To see the Dolls live at one of their favorite places, like the Mercer Arts Center, Hotel Diplomat, or Max’s Kansas City, was much more than a trip to a club – it was an invitation to a party.
On their second European tour with Jerry Nolan, they acquired two dotting fans: Malcolm McLaren and cohort Vivian Westwood. These two were such wild dressers they hardly went unnoticed. They loved the Dolls and followed them to Paris. At a gig there, the crowd grew so wild and frenzied that fist fighting and vulgar spitting on them caused them to leave the stage before finishing the show. The roadies were left to fist-fight the audience.

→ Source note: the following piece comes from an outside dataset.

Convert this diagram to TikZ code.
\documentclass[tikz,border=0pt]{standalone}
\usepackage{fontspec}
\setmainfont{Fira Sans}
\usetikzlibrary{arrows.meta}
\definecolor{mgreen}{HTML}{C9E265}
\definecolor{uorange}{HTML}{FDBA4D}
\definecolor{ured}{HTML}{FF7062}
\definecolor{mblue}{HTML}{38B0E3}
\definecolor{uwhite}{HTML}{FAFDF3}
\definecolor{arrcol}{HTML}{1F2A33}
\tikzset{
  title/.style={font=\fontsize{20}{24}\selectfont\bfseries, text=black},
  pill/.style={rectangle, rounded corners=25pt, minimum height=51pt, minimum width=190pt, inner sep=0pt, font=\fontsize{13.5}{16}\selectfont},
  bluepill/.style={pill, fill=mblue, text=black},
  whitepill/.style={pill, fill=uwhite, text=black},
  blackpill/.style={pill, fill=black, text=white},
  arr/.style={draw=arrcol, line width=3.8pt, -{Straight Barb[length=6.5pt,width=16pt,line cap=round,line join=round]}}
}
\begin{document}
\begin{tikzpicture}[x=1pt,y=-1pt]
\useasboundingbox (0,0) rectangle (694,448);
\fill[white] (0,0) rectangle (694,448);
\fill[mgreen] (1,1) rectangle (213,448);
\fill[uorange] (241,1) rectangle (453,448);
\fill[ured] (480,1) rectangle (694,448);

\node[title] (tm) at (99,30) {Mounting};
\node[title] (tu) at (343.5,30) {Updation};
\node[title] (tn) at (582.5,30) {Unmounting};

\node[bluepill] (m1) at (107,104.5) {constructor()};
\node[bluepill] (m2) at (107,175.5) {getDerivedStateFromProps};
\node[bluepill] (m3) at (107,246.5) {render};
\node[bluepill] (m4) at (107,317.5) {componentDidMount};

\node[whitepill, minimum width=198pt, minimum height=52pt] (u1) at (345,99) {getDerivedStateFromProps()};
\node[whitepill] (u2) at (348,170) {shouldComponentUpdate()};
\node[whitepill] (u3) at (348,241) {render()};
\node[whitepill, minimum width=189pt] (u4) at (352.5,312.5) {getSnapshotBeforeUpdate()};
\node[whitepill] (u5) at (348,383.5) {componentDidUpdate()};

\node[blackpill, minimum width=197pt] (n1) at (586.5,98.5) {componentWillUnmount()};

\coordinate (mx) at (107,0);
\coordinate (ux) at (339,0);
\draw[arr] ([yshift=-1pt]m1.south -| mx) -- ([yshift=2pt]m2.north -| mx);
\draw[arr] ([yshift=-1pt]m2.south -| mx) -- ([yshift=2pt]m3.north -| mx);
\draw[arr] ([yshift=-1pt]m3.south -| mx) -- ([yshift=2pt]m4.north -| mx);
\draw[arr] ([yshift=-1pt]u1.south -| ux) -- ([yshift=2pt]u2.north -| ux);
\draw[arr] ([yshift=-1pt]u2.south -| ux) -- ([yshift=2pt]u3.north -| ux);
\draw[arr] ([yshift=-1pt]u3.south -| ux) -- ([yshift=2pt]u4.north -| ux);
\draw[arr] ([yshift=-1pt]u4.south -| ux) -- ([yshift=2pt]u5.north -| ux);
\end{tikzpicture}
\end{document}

Malcolm McLaren became the Dolls’ manager. By this time in 1976, Johnny Thunders and Jerry Nolan were tired of the Dolls. McLaren had given them a red leather / communist look. Again, the Dolls were misinterpreted, as they were when they were in drag. Arthur Kane, burnt out and an alcoholic, couldn’t play bass any longer. He was replaced by Peter Jordan, who was never considered a Doll. When Johnny and Jerry quit, Tony Machine filled in on drums. The band evolved into a David Johansen back-up, but he couldn’t hold it on his own without the multi-creative Johnny and Jerry behind him.